About a few weeks ago, an example of such happened. Clare Waight Keller, who showcased her last collection for the house of Chloe during the last Paris Fashion Week replaced Riccardo Tisci at Givenchy, a house he led for twelve years. Tisci, as talented as he is, is currently without a job. Before then, Belgian designer Raf Simons, took over the reins at Calvin Klein this season, replacing Francisco Costa, with Maria Grazia Chiuri (formerly of Valentino) replacing him at Christian Dior. Also, Denma Gvasalia who also owns the Vetements label replaced Nicolas Ghesquiere (currently at Louis Vuitton) in 2013 at Balenciaga.

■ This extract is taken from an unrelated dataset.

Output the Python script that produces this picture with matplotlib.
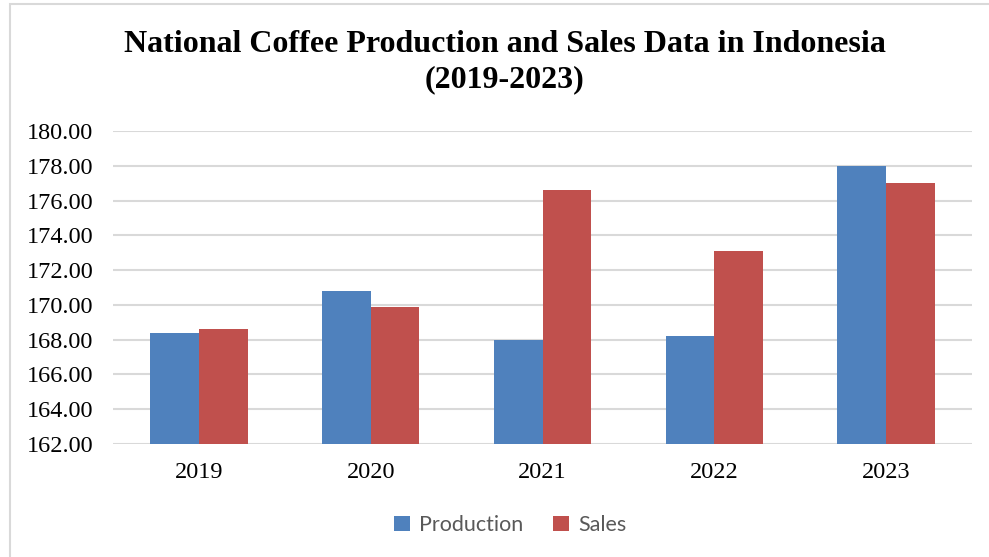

All the design houses mentioned above have one thing in common: a design legacy. Cristobal Balenciaga, who created most of the shapes we know in fashion, was called the Master. Christian Dior, before he died, was known for his modern approach to femininity and for inventing the ‘New Look’ (basically a silhouette that emphasises a woman’s waist). Calvin Klein was dubbed the ‘supreme master of minimalism’. Hubert de Givenchy practically invented the little black dress. The point is, these designers left a lasting legacy behind in fashion that has transcended time and is still a template for current fashion. The business side of these houses hires designers who they think can maintain the legacy of the house and put in their own unique twists. Would the same ever occur in Nigerian fashion?

From left to right: Deola Sagoe, Lisa Folawiyo and Sisiano.

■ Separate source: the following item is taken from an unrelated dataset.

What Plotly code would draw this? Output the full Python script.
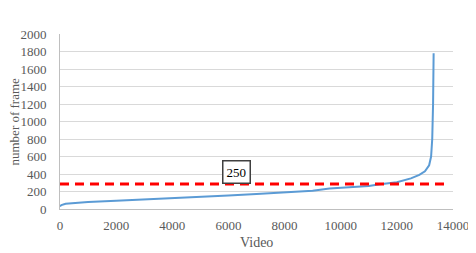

True, Nigerian fashion has only just really begun to break into the international market but we do have designers who, over time, have been able to develop brands with a strong sense of identity. For example, Deola Sagoe‘s garments are so meticulously crafted that they could be worn inside out. She also championed the use of aso-oke to make modern fashion. Lisa Folawiyo has gone from embellishing ankara to developing her own prints in boxy silhouettes that miraculously still have sex appeal, thereby debunking the myth that only body-con dressing equals sexiness. Even young brands like Sisiano, who has become a household name because of his approach to an almost nomadic fluid sense of dressing, have developed a brand that could grow to become a worldwide sensation.

One could go on and on about the Nigerian design talents that have their own unique voices. But what happens after they retire or are long gone? Would their brands continue on? Would their labels be referenced for future fashion?

It could happen. It could happen if we believe in fashion as a lucrative business instead of a frivolous sport. It could happen if we nurture emerging young talents instead of back-patting established moneyed designers. It could happen if a proper structure for the Nigerian fashion industry is developed. It could happen if the talent is chosen over nepotism because it’ll be such a shame if in the next, say, 50 years, one can’t say “that looks like a 2016 Bridget Awosika”, the way 70’s (YvesSaint Laurent or 50’s Christian Dior are currently referenced.

To develop a legacy, one needs to have a strong sense of self. As I write this, the LFDW Identity exhibition ended last week. It couldn’t have come anymore timely than now, encouraging other designers and spectators to ask one of the most hard-hitting questions ever: “Who am I?”